→ **Problem description**:
Starting at the first line of the entries below, restate each line exactly until you reach the line with "import plotly.graph_objects as go", and print that one too. Leave the pictures out and stop there.

────────────────────

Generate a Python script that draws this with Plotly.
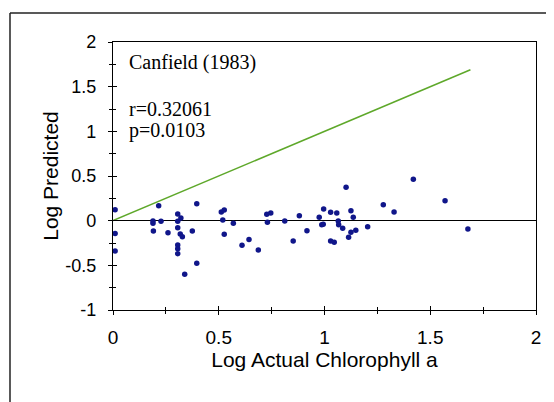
import plotly.graph_objects as go

# Log actual vs log predicted chlorophyll a (Canfield 1983)
log_actual = [
    0.01, 0.01, 0.01, 0.216, 0.189, 0.189, 0.227, 0.191, 0.26, 0.306,
    0.321, 0.306, 0.306, 0.318, 0.328, 0.306, 0.306, 0.306, 0.339, 0.396,
    0.375, 0.396, 0.512, 0.526, 0.519, 0.569, 0.526, 0.61, 0.643, 0.687,
    0.727, 0.746, 0.73, 0.812, 0.852, 0.881, 0.917, 0.975, 0.987, 0.994,
    0.996, 1.029, 1.058, 1.065, 1.067, 1.029, 1.046, 1.086, 1.102, 1.114,
    1.125, 1.136, 1.125, 1.148, 1.204, 1.278, 1.329, 1.42, 1.57, 1.678,
]
log_predicted = [
    0.123, -0.145, -0.339, 0.168, -0.003, -0.029, -0.007, -0.115, -0.134, 0.075,
    0.03, -0.007, -0.078, -0.149, -0.179, -0.272, -0.313, -0.369, -0.599, 0.19,
    -0.115, -0.476, 0.097, 0.12, 0.008, -0.029, -0.152, -0.275, -0.212, -0.327,
    0.072, 0.086, -0.018, -0.003, -0.227, 0.056, -0.112, 0.038, -0.045, -0.04,
    0.131, 0.094, 0.086, -0.003, -0.045, -0.227, -0.241, -0.085, 0.373, -0.185,
    0.112, 0.038, -0.13, -0.107, -0.067, 0.179, 0.097, 0.463, 0.223, -0.093,
]
one_to_one = [0, 1.69]
stats_text = ["Canfield (1983)", "r=0.32061", "p=0.0103"]
stats_y = [1.773, 1.248, 1.006]
y_tickvals = [-1, -0.5, 0, 0.5, 1, 1.5, 2]
y_ticktext = ["-1", "-0.5", "0", "0.5", "1", "1.5", "2"]

sans = "Liberation Sans, Arial, sans-serif"
serif = "Liberation Serif, Times New Roman, serif"

fig = go.Figure()
fig.add_trace(go.Scatter(
    x=one_to_one, y=one_to_one, mode="lines",
    line=dict(color="#5ea82a", width=1.5), showlegend=False,
))
fig.add_trace(go.Scatter(
    x=log_actual, y=log_predicted, mode="markers",
    marker=dict(color="#10168a", size=5.5), showlegend=False,
))
# invisible trace so the overlay axes (inner half of the cross ticks) get drawn
fig.add_trace(go.Scatter(x=[0], y=[0], xaxis="x2", yaxis="y2",
                         mode="markers", marker=dict(opacity=0),
                         showlegend=False, hoverinfo="skip"))

for txt, yy in zip(stats_text, stats_y):
    fig.add_annotation(x=0.066, y=yy, text=txt, showarrow=False,
                       xanchor="left", yanchor="middle",
                       font=dict(family=serif, size=20, color="black"))

axis_common = dict(
    showgrid=False, showline=True, linecolor="black", linewidth=1.2,
    ticks="outside", ticklen=4, tickcolor="black",
    minor=dict(ticks="outside", ticklen=3, dtick=0.25, tickcolor="black"),
)
inner_ticks = dict(
    ticks="inside", ticklen=4, tickcolor="black",
    showticklabels=False, showgrid=False, zeroline=False,
    minor=dict(ticks="inside", ticklen=3, dtick=0.25, tickcolor="black"),
)

# page body has an 8px margin, so the figure is shrunk by that much
fig.update_layout(
    width=546, height=394,
    paper_bgcolor="white", plot_bgcolor="white",
    margin=dict(l=105, r=18, t=34, b=92),
    xaxis=dict(axis_common, range=[0, 2], dtick=0.5, mirror=True,
               zeroline=False, ticklabelstandoff=6,
               tickfont=dict(family=sans, size=19, color="black"),
               title=dict(text="Log Actual Chlorophyll a", standoff=2,
                          font=dict(family=sans, size=21, color="black"))),
    yaxis=dict(axis_common, range=[-1, 2], tickvals=y_tickvals,
               ticktext=y_ticktext, mirror=True,
               zeroline=True, zerolinecolor="black", zerolinewidth=1.2,
               ticklabelstandoff=8,
               tickfont=dict(family=sans, size=18, color="black"),
               title=dict(text="Log Predicted", standoff=0,
                          font=dict(family=sans, size=21, color="black"))),
    xaxis2=dict(inner_ticks, overlaying="x", anchor="y", range=[0, 2], dtick=0.5),
    yaxis2=dict(inner_ticks, overlaying="y", anchor="x", range=[-1, 2], dtick=0.5),
    shapes=[
        dict(type="line", xref="paper", yref="paper", x0=-0.2435, x1=1.2,
             y0=1.1082, y1=1.1082, line=dict(color="#222", width=1.5)),
        dict(type="line", xref="paper", yref="paper", x0=-0.2435, x1=-0.2435,
             y0=1.1082, y1=-0.5, line=dict(color="#222", width=1.5)),
    ],
)

fig.write_html("out.html")
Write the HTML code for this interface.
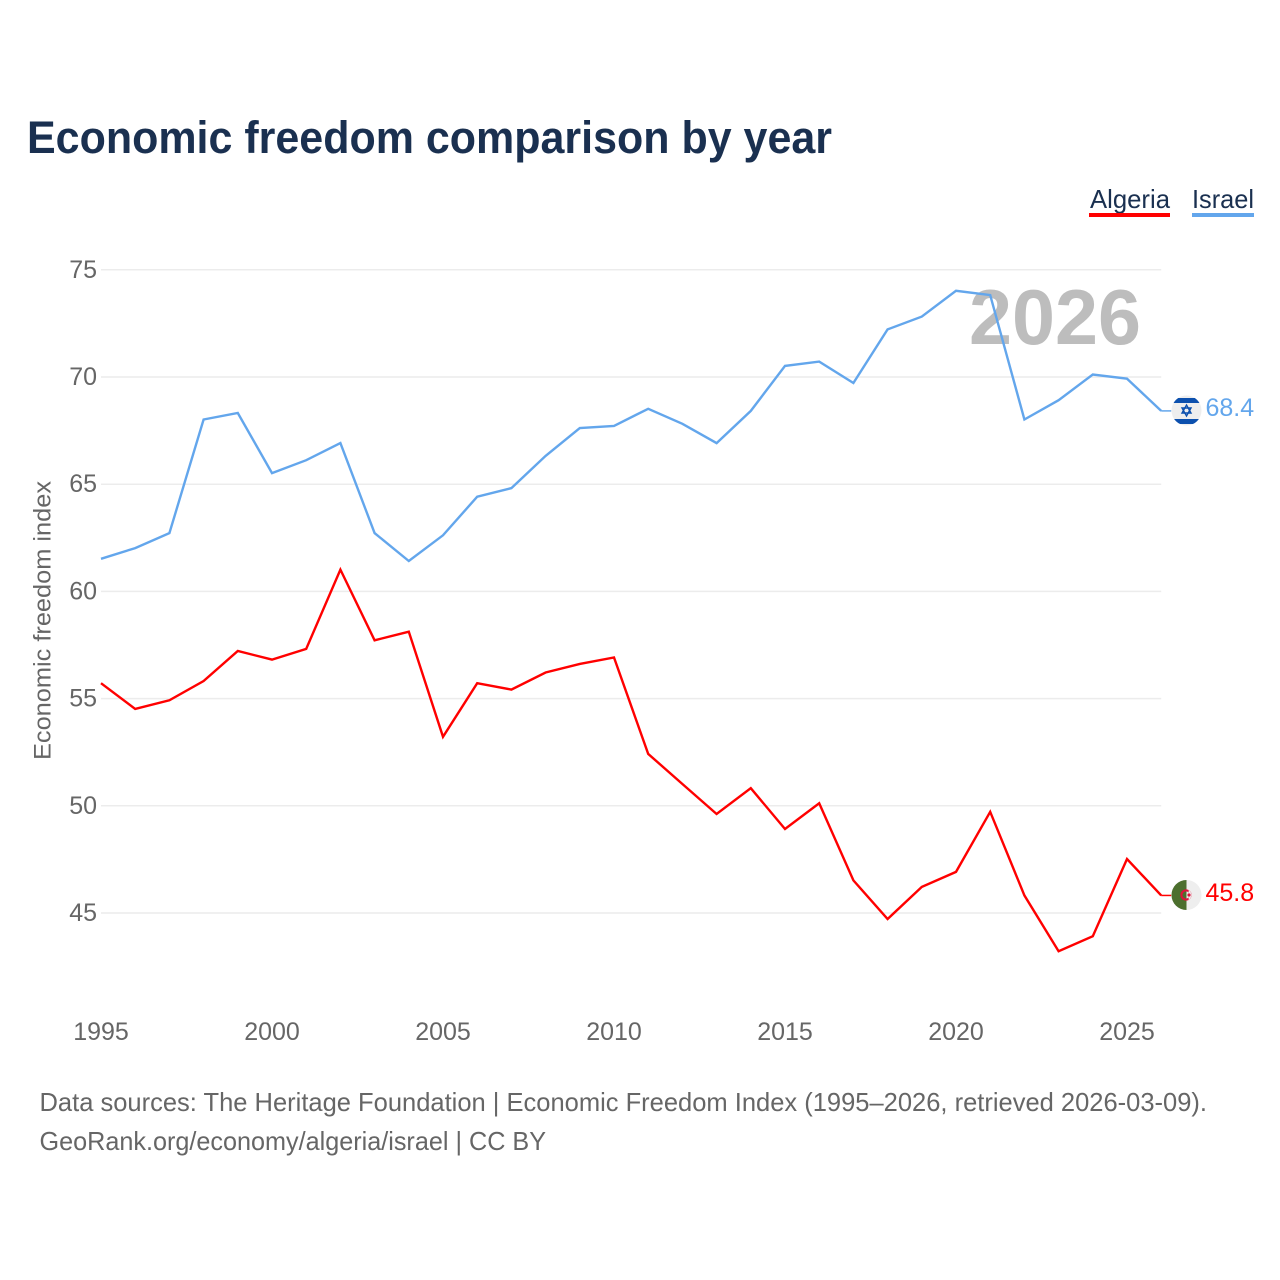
<!DOCTYPE html>
<html>
<head>
<meta charset="utf-8">
<style>
html,body{margin:0;padding:0;background:#fff;width:1280px;height:1280px;overflow:hidden}
svg{display:block}
text{font-family:"Liberation Sans",sans-serif}
</style>
</head>
<body>
<svg id="chart" width="1280" height="1280" viewBox="0 0 1280 1280" xmlns="http://www.w3.org/2000/svg">
<defs>
<clipPath id="clip-il"><circle cx="1186.5" cy="410.5" r="15"/></clipPath>
<clipPath id="clip-dz"><circle cx="1186.5" cy="895" r="15"/></clipPath>
</defs>
<text x="27" y="153" font-size="45" font-weight="700" fill="#1a3050" textLength="805" lengthAdjust="spacingAndGlyphs">Economic freedom comparison by year</text>
<g id="grid"></g>
<text x="969" y="344" font-size="78" font-weight="700" fill="#bdbdbd" textLength="172" lengthAdjust="spacingAndGlyphs">2026</text>
<g id="yticks"></g>
<g id="xticks"></g>
<text transform="translate(50.5,760) rotate(-90)" font-size="24" fill="#666" textLength="279" lengthAdjust="spacingAndGlyphs">Economic freedom index</text>
<g id="series"></g>
<g>
<text x="1090" y="208" font-size="26" fill="#1a3050" textLength="80" lengthAdjust="spacingAndGlyphs">Algeria</text>
<rect x="1089" y="213" width="81" height="4" fill="#ff0000"/>
</g>
<g>
<text x="1192" y="208" font-size="26" fill="#1a3050" textLength="62" lengthAdjust="spacingAndGlyphs">Israel</text>
<rect x="1192" y="213" width="62" height="4" fill="#63a6ec"/>
</g>
<g clip-path="url(#clip-il)">
<rect x="1170" y="394" width="34" height="34" fill="#eeeeee"/>
<rect x="1170" y="398" width="34" height="5" fill="#0c50ae"/>
<rect x="1170" y="419" width="34" height="5" fill="#0c50ae"/>
<polygon points="1186.5,405 1191,413 1182,413" fill="none" stroke="#0c50ae" stroke-width="1.4"/>
<polygon points="1186.5,416 1191,408 1182,408" fill="none" stroke="#0c50ae" stroke-width="1.4"/>
</g>
<g clip-path="url(#clip-dz)">
<rect x="1170" y="878" width="34" height="34" fill="#eeeeee"/>
<rect x="1170" y="878" width="16.5" height="34" fill="#4c6f2e"/>
<circle cx="1186" cy="895" r="4.6" fill="none" stroke="#e0103a" stroke-width="2"/>
<path d="M1188.6 890 A5.8 5.8 0 0 1 1188.6 900 Z" fill="#eeeeee"/>
<circle cx="1189" cy="895" r="1.6" fill="#e0103a"/>
</g>
<text x="1205.5" y="416" font-size="25" fill="#63a6ec">68.4</text>
<text x="1205.5" y="901" font-size="25" fill="#ff0000">45.8</text>
<text x="39.5" y="1111" font-size="26" fill="#666" textLength="1167.5" lengthAdjust="spacingAndGlyphs">Data sources: The Heritage Foundation | Economic Freedom Index (1995–2026, retrieved 2026-03-09).</text>
<text x="39.5" y="1150" font-size="26" fill="#666" textLength="506.5" lengthAdjust="spacingAndGlyphs">GeoRank.org/economy/algeria/israel | CC BY</text>
</svg>
<script>
const years = [1995,1996,1997,1998,1999,2000,2001,2002,2003,2004,2005,2006,2007,2008,2009,2010,2011,2012,2013,2014,2015,2016,2017,2018,2019,2020,2021,2022,2023,2024,2025,2026];
const israelValues = [61.5,62.0,62.7,68.0,68.3,65.5,66.1,66.9,62.7,61.4,62.6,64.4,64.8,66.3,67.6,67.7,68.5,67.8,66.9,68.4,70.5,70.7,69.7,72.2,72.8,74.0,73.8,68.0,68.9,70.1,69.9,68.4];
const algeriaValues = [55.7,54.5,54.9,55.8,57.2,56.8,57.3,61.0,57.7,58.1,53.2,55.7,55.4,56.2,56.6,56.9,52.4,51.0,49.6,50.8,48.9,50.1,46.5,44.7,46.2,46.9,49.7,45.8,43.2,43.9,47.5,45.8];
const yTickValues = [45,50,55,60,65,70,75];
const xTickValues = [1995,2000,2005,2010,2015,2020,2025];

const NS = 'http://www.w3.org/2000/svg';
const xScale = function (year) { return 101 + (year - 1995) * 34.2; };
const yScale = function (value) { return 912.6 - (value - 45) * 21.44; };

const gridGroup = document.getElementById('grid');
const yTickGroup = document.getElementById('yticks');
const xTickGroup = document.getElementById('xticks');
const seriesGroup = document.getElementById('series');

yTickValues.forEach(function (tick) {
  const line = document.createElementNS(NS, 'line');
  
  
  line.setAttribute('x1', xScale(1995));
  line.setAttribute('x2', xScale(2026));
  line.setAttribute('y1', yScale(tick) + 0.4);
  line.setAttribute('y2', yScale(tick) + 0.4);
  line.setAttribute('stroke', '#ececec');
  line.setAttribute('stroke-width', '1.5');
  gridGroup.appendChild(line);

  const label = document.createElementNS(NS, 'text');
  
  
  label.setAttribute('x', 97);
  label.setAttribute('y', yScale(tick) + 8.4);
  label.setAttribute('text-anchor', 'end');
  label.setAttribute('font-size', '25');
  label.setAttribute('fill', '#666');
  label.textContent = tick;
  yTickGroup.appendChild(label);
});

xTickValues.forEach(function (tick) {
  const label = document.createElementNS(NS, 'text');
  
  
  label.setAttribute('x', xScale(tick));
  label.setAttribute('y', 1040);
  label.setAttribute('text-anchor', 'middle');
  label.setAttribute('font-size', '25');
  label.setAttribute('fill', '#666');
  label.textContent = tick;
  xTickGroup.appendChild(label);
});

function pointsFor(values) {
  return values.map(function (value, i) {
    return xScale(years[i]).toFixed(1) + ',' + yScale(value).toFixed(1);
  }).join(' ');
}

const israelLine = document.createElementNS(NS, 'polyline');


israelLine.setAttribute('points', pointsFor(israelValues));
israelLine.setAttribute('fill', 'none');
israelLine.setAttribute('stroke', '#63a6ec');
israelLine.setAttribute('stroke-width', '2.4');
seriesGroup.appendChild(israelLine);

const algeriaLine = document.createElementNS(NS, 'polyline');


algeriaLine.setAttribute('points', pointsFor(algeriaValues));
algeriaLine.setAttribute('fill', 'none');
algeriaLine.setAttribute('stroke', '#ff0000');
algeriaLine.setAttribute('stroke-width', '2.4');
seriesGroup.appendChild(algeriaLine);

const israelConnector = document.createElementNS(NS, 'line');


israelConnector.setAttribute('x1', xScale(2026));
israelConnector.setAttribute('x2', xScale(2026) + 10);
israelConnector.setAttribute('y1', yScale(israelValues[israelValues.length - 1]));
israelConnector.setAttribute('y2', yScale(israelValues[israelValues.length - 1]));
israelConnector.setAttribute('stroke', '#63a6ec');
israelConnector.setAttribute('stroke-width', '1.5');
seriesGroup.appendChild(israelConnector);

const algeriaConnector = document.createElementNS(NS, 'line');


algeriaConnector.setAttribute('x1', xScale(2026));
algeriaConnector.setAttribute('x2', xScale(2026) + 10);
algeriaConnector.setAttribute('y1', yScale(algeriaValues[algeriaValues.length - 1]));
algeriaConnector.setAttribute('y2', yScale(algeriaValues[algeriaValues.length - 1]));
algeriaConnector.setAttribute('stroke', '#ff0000');
algeriaConnector.setAttribute('stroke-width', '1.5');
seriesGroup.appendChild(algeriaConnector);
</script>
</body>
</html>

────────────────────

→ **Correct response**:
Generate a Python script that draws this with Plotly.
import plotly.graph_objects as go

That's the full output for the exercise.